The last one includes one of my strangest papers: “Social Processes and Proofs of Theorems and Programs,” with Rich DeMillo and Alan Perlis in 1977. Rich and I cherish it because it included Perlis as a co-author. He was special to many of us—especially those from CMU. We always will miss him.

New Book and Numbers

Let’s look at Bill’s personal page. He highlights his wonderful newest book Mathematical Muffin Morsels: Nobody Wants a Small Piece. It is joint with Erik Metz, Jacob Prinz, and Daniel Smolyak, who were undergraduate students in Bill’s group, and features contributions by numerous others.

A summary:

Suppose you have five muffins that you want to divide and give to Alice, Bob, and Carol. You want each of them to get {5/3}. You could cut each muffin into {1/3-1/3-1/3} and give each student five {1/3}-sized pieces. But Alice objects! She has large hands! She wants everyone to have pieces larger than {1/3}.

Is there a way to divide five muffins for three students so that everyone gets {5/3}, and all pieces are larger than {1/3}? Spoiler alert: Yes! In fact, there is a division where the smallest piece is {5/12}. Is there a better division? Spoiler alert: No.

This problem takes us through much mathematics of interest, for example, combinatorics and optimization theory. However, the math is elementary enough for an advanced high school student.

What supplements the math is the use of accessibly simple computer programs to do numerical experiments. Some can be found on Bill’s Muffin Website. Among news after our June 2018 post on the muffin problem, Richard Chatwin proved that the value {f(s,m) =} the largest size of the smallest piece—when {m} muffins are divided equally among {s} people—depends only on the ratio {m/s}. The value {f(61,27)} left wide open in the post has been proved to equal {41/90} and other bounds have been closed.

All these sources have tables of what we might—to channel the title of Bill’s other recent book with Clyde Kruskal—call Numbers With a Point. The point is the insight they give about asymptotic growth and likelihood of conjectures. We note in particular a 2020 paper by Smolyak on “The Muffin Problem – Data Analysis of Exceptions” to patterns in the values {f(s,m)}.

More Numbers

Bill gave a talk in our January 17 workshop on “Seeking an Easier Proof of a Weaker Result in Multiparty Communication Complexity.” The topic is a classic setting in which {k} people each have an {n}-bit number on their foreheads, so that all can see everyone else’s number but not their own. The problem is to compute some function or predicate {f} of the numbers, such as their whether their sum exceeds or equals a given value {T}, while minimizing the total number {d_{f,k}(n)} of bits communicated.

Ashok Chandra, Merrick Furst, and I (Dick) raised these problems in a 1983 paper, which Bill preserves on his site for papers related to Ramsey theory.

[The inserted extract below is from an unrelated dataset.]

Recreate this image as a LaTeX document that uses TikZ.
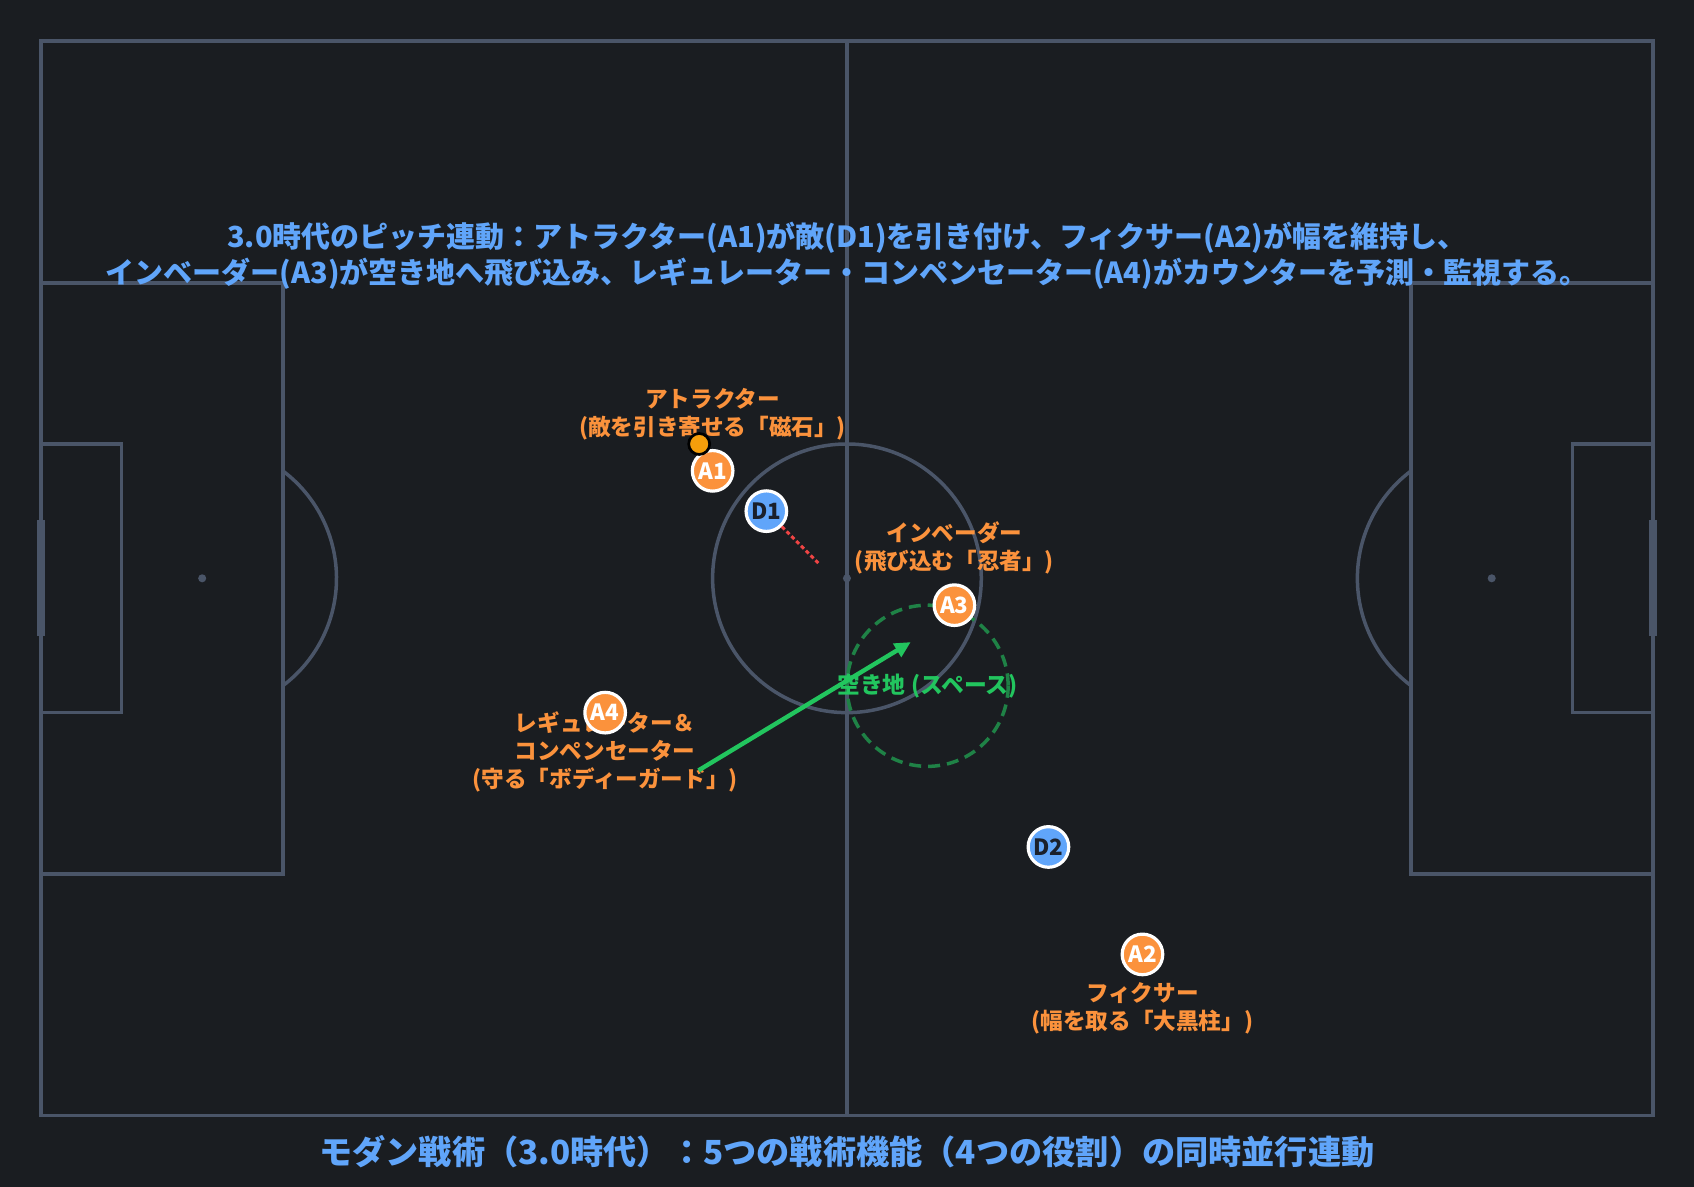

The trivial way of having one person reveal another’s hidden number giving bound {d_{f,k}(n) \leq n} (plus one or more bits needed for that person to speak the result of {f} to all parties). The basic surprising fact is that, as a function of {k} and for the above and other natural predicates {f}, one can do asymptotically much better than {n}.

Bill talked about his own paper with Richard Beigel and James Glenn on the exact-{T} case. It appeared at the MFCS 2006 conference. This paper is really neat because it shows the problem has depth and difficulty and ramifications beyond what I imagined back then. It gives connections to groups and regular expressions, besides refining our original application to branching programs. See also the update that went with Bill’s talk.

Even the case of {k=3} people is highly nontrivial. The paper gives a chart tracking the constant in the {O} for the result giving {d_{f,k}(n) = O(\sqrt{n})} with {T} of order {2^n}. The constant on the closest-known bounding formula seems to stay in the vicinity of {\pi} (the chart gives its reciprocal), going from {47/15 = 3.13...} to {48/15 = 3.2} in the last lines. Is that a coincidence? It relates to the density of sets of integers with no arithmetic progression of length 3, for which see this StackExchange item from last year, and this older survey by Bill with Glenn and Kruskal.

Open Problems

Bill is one of the top writers on theory. We owe him some props. Thank you, Bill.